INSTRUCTIONS TO FOLLOW:
Quote from the first line below through the line that contains "39, bottom: 448", both included, and leave the pictures out.

— START OF SOURCE DATA —

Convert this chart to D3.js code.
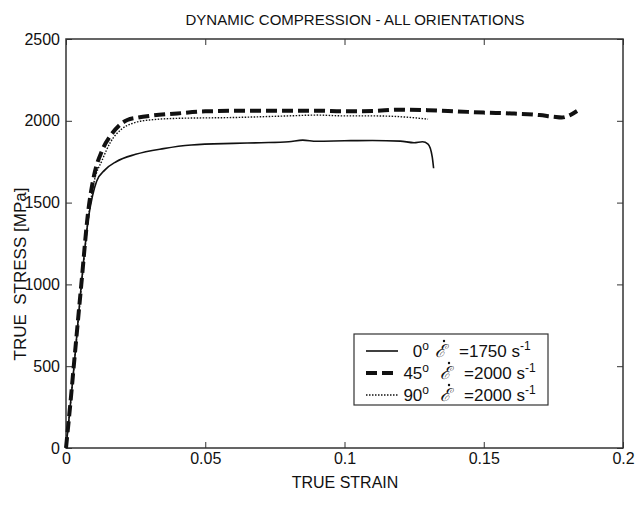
<!DOCTYPE html>
<html>
<head>
<meta charset="utf-8">
<script src="https://cdn.jsdelivr.net/npm/d3@7"></script>
<style>
  body { margin: 0; background: #fff; }
  text { font-family: "Liberation Sans", Arial, sans-serif; fill: #111; }
</style>
</head>
<body>
<div id="chart"></div>
<script>
// strain / stress readings for each orientation
let strain0 = [0, 0.0015, 0.003, 0.0055, 0.008, 0.0095, 0.011, 0.014, 0.018, 0.025, 0.035, 0.045, 0.06, 0.07, 0.08, 0.085, 0.09, 0.1, 0.11, 0.12, 0.125, 0.128, 0.13, 0.1315, 0.132];
let stress0 = [0, 250, 520, 1000, 1400, 1540, 1630, 1700, 1750, 1795, 1830, 1852, 1862, 1866, 1872, 1882, 1875, 1878, 1880, 1876, 1866, 1872, 1858, 1780, 1710];

let strain45 = [0, 0.0015, 0.003, 0.0055, 0.008, 0.01, 0.013, 0.016, 0.019, 0.022, 0.026, 0.03, 0.04, 0.05, 0.07, 0.09, 0.1, 0.11, 0.12, 0.13, 0.14, 0.15, 0.16, 0.17, 0.175, 0.178, 0.181, 0.1835];
let stress45 = [0, 260, 540, 1000, 1450, 1660, 1820, 1910, 1970, 2005, 2020, 2030, 2045, 2058, 2062, 2062, 2058, 2060, 2068, 2065, 2058, 2050, 2045, 2035, 2025, 2020, 2035, 2060];

let strain90 = [0, 0.0015, 0.003, 0.0055, 0.008, 0.01, 0.013, 0.016, 0.02, 0.024, 0.03, 0.04, 0.06, 0.08, 0.09, 0.1, 0.11, 0.12, 0.13];
let stress90 = [0, 250, 520, 980, 1400, 1620, 1760, 1870, 1950, 1985, 2005, 2015, 2020, 2030, 2035, 2030, 2030, 2025, 2010];

let xTicks = [0, 0.05, 0.1, 0.15, 0.2];
let yTicks = [0, 500, 1000, 1500, 2000, 2500];

let legendAngles = ["0", "45", "90"];
let legendRates = ["1750", "2000", "2000"];

let width = 639, height = 519;
let plot = { left: 66, right: 623, top: 39, bottom: 448 }; //px

let svg = d3.select("#chart")
    .append("svg")
    .attr("width", width)
    .attr("height", height);

let xScale = d3.scaleLinear().domain([0, 0.2]).range([plot.left, plot.right]);
let yScale = d3.scaleLinear().domain([0, 2500]).range([plot.bottom, plot.top]);

/*---------------
 // axes
 ----------------*/
let fmt = d => d3.format("")(+d.toFixed(2));

function tidy(g) {
    g.select(".domain").remove();
    g.selectAll(".tick line").attr("stroke", "#333");
    g.selectAll(".tick text").style("font-size", "16px").attr("fill", "#111")
        .style("font-family", "'Liberation Sans', Arial, sans-serif");
}

svg.append("g")
    .attr("transform", "translate(0," + plot.bottom + ")")
    .call(d3.axisBottom(xScale).tickValues(xTicks).tickFormat(fmt).tickSizeInner(-6).tickSizeOuter(0).tickPadding(5))
    .call(tidy);

svg.append("g")
    .attr("transform", "translate(0," + plot.top + ")")
    .call(d3.axisTop(xScale).tickValues(xTicks).tickFormat("").tickSizeInner(-6).tickSizeOuter(0))
    .call(tidy);

svg.append("g")
    .attr("transform", "translate(" + plot.left + ",0)")
    .call(d3.axisLeft(yScale).tickValues(yTicks).tickFormat(d3.format("d")).tickSizeInner(-6).tickSizeOuter(0).tickPadding(6))
    .call(tidy);

svg.append("g")
    .attr("transform", "translate(" + plot.right + ",0)")
    .call(d3.axisRight(yScale).tickValues(yTicks).tickFormat("").tickSizeInner(-6).tickSizeOuter(0))
    .call(tidy);

svg.append("rect")
    .attr("x", plot.left)
    .attr("y", plot.top)
    .attr("width", plot.right - plot.left)
    .attr("height", plot.bottom - plot.top)
    .attr("fill", "none")
    .attr("stroke", "#333")
    .attr("stroke-width", 1.5);

svg.append("text")
    .attr("x", 355)
    .attr("y", 25)
    .style("text-anchor", "middle")
    .style("font-size", "15px")
    .text("DYNAMIC COMPRESSION - ALL ORIENTATIONS");

svg.append("text")
    .attr("x", 345)
    .attr("y", 488)
    .style("text-anchor", "middle")
    .style("font-size", "16px")
    .text("TRUE STRAIN");

let yLabel = { x: 26, y: 274 };
svg.append("text")
    .attr("x", yLabel.x)
    .attr("y", yLabel.y)
    .style("text-anchor", "middle")
    .style("font-size", "17px")
    .style("white-space", "pre")
    .attr("transform", "rotate(-90," + yLabel.x + "," + yLabel.y + ")")
    .text("TRUE  STRESS [MPa]");

/*---------------
 // curves
 ----------------*/
let line = d3.line()
    .x(d => xScale(d[0]))
    .y(d => yScale(d[1]))
    .curve(d3.curveMonotoneX);

let series = [
    { xs: strain0, ys: stress0, width: 1.6, dash: null },
    { xs: strain45, ys: stress45, width: 4, dash: "11,5" },
    { xs: strain90, ys: stress90, width: 1.4, dash: "1.5,1.5" }
];

series.forEach(s => {
    svg.append("path")
        .datum(s.xs.map((v, i) => [v, s.ys[i]]))
        .attr("d", line)
        .attr("fill", "none")
        .attr("stroke", "#111")
        .attr("stroke-width", s.width)
        .attr("stroke-dasharray", s.dash);
});

/*---------------
 // legend
 ----------------*/
let lg = svg.append("g").attr("transform", "translate(354,334)");
lg.append("rect")
    .attr("width", 194)
    .attr("height", 71)
    .attr("fill", "#fff")
    .attr("stroke", "#333")
    .attr("stroke-width", 1.2);

series.forEach((s, i) => {
    let y = 17 + i * 22;
    lg.append("line")
        .attr("x1", 12).attr("x2", 44)
        .attr("y1", y).attr("y2", y)
        .attr("stroke", "#111")
        .attr("stroke-width", s.width)
        .attr("stroke-dasharray", s.dash);

    let t = lg.append("text")
        .attr("x", 75)
        .attr("y", y + 6)
        .style("font-size", "17px")
        .style("text-anchor", "end");
    t.append("tspan").text(legendAngles[i]);
    t.append("tspan").attr("dy", -7).style("font-size", "12px").text("o");

    // rate symbol: script E with a dot above
    let ex = i == 0 ? 81 : 86;
    lg.append("text")
        .attr("x", ex)
        .attr("y", y + 6)
        .style("font-size", "18px")
        .style("font-family", "'DejaVu Serif', serif")
        .style("font-style", "italic")
        .text("\u2130");
    lg.append("circle")
        .attr("cx", ex + 9)
        .attr("cy", y - 10)
        .attr("r", 1.2)
        .attr("fill", "#111");

    let e = lg.append("text")
        .attr("x", ex + 24)
        .attr("y", y + 6)
        .style("font-size", "17px");
    e.append("tspan").text("=" + legendRates[i] + " s");
    e.append("tspan").attr("dy", -7).style("font-size", "12px").text("-1");
});
</script>
</body>
</html>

— END OF SOURCE DATA —

TASK SOLUTION:
Convert this chart to D3.js code.
<!DOCTYPE html>
<html>
<head>
<meta charset="utf-8">
<script src="https://cdn.jsdelivr.net/npm/d3@7"></script>
<style>
  body { margin: 0; background: #fff; }
  text { font-family: "Liberation Sans", Arial, sans-serif; fill: #111; }
</style>
</head>
<body>
<div id="chart"></div>
<script>
// strain / stress readings for each orientation
let strain0 = [0, 0.0015, 0.003, 0.0055, 0.008, 0.0095, 0.011, 0.014, 0.018, 0.025, 0.035, 0.045, 0.06, 0.07, 0.08, 0.085, 0.09, 0.1, 0.11, 0.12, 0.125, 0.128, 0.13, 0.1315, 0.132];
let stress0 = [0, 250, 520, 1000, 1400, 1540, 1630, 1700, 1750, 1795, 1830, 1852, 1862, 1866, 1872, 1882, 1875, 1878, 1880, 1876, 1866, 1872, 1858, 1780, 1710];

let strain45 = [0, 0.0015, 0.003, 0.0055, 0.008, 0.01, 0.013, 0.016, 0.019, 0.022, 0.026, 0.03, 0.04, 0.05, 0.07, 0.09, 0.1, 0.11, 0.12, 0.13, 0.14, 0.15, 0.16, 0.17, 0.175, 0.178, 0.181, 0.1835];
let stress45 = [0, 260, 540, 1000, 1450, 1660, 1820, 1910, 1970, 2005, 2020, 2030, 2045, 2058, 2062, 2062, 2058, 2060, 2068, 2065, 2058, 2050, 2045, 2035, 2025, 2020, 2035, 2060];

let strain90 = [0, 0.0015, 0.003, 0.0055, 0.008, 0.01, 0.013, 0.016, 0.02, 0.024, 0.03, 0.04, 0.06, 0.08, 0.09, 0.1, 0.11, 0.12, 0.13];
let stress90 = [0, 250, 520, 980, 1400, 1620, 1760, 1870, 1950, 1985, 2005, 2015, 2020, 2030, 2035, 2030, 2030, 2025, 2010];

let xTicks = [0, 0.05, 0.1, 0.15, 0.2];
let yTicks = [0, 500, 1000, 1500, 2000, 2500];

let legendAngles = ["0", "45", "90"];
let legendRates = ["1750", "2000", "2000"];

let width = 639, height = 519;
let plot = { left: 66, right: 623, top: 39, bottom: 448 }; //px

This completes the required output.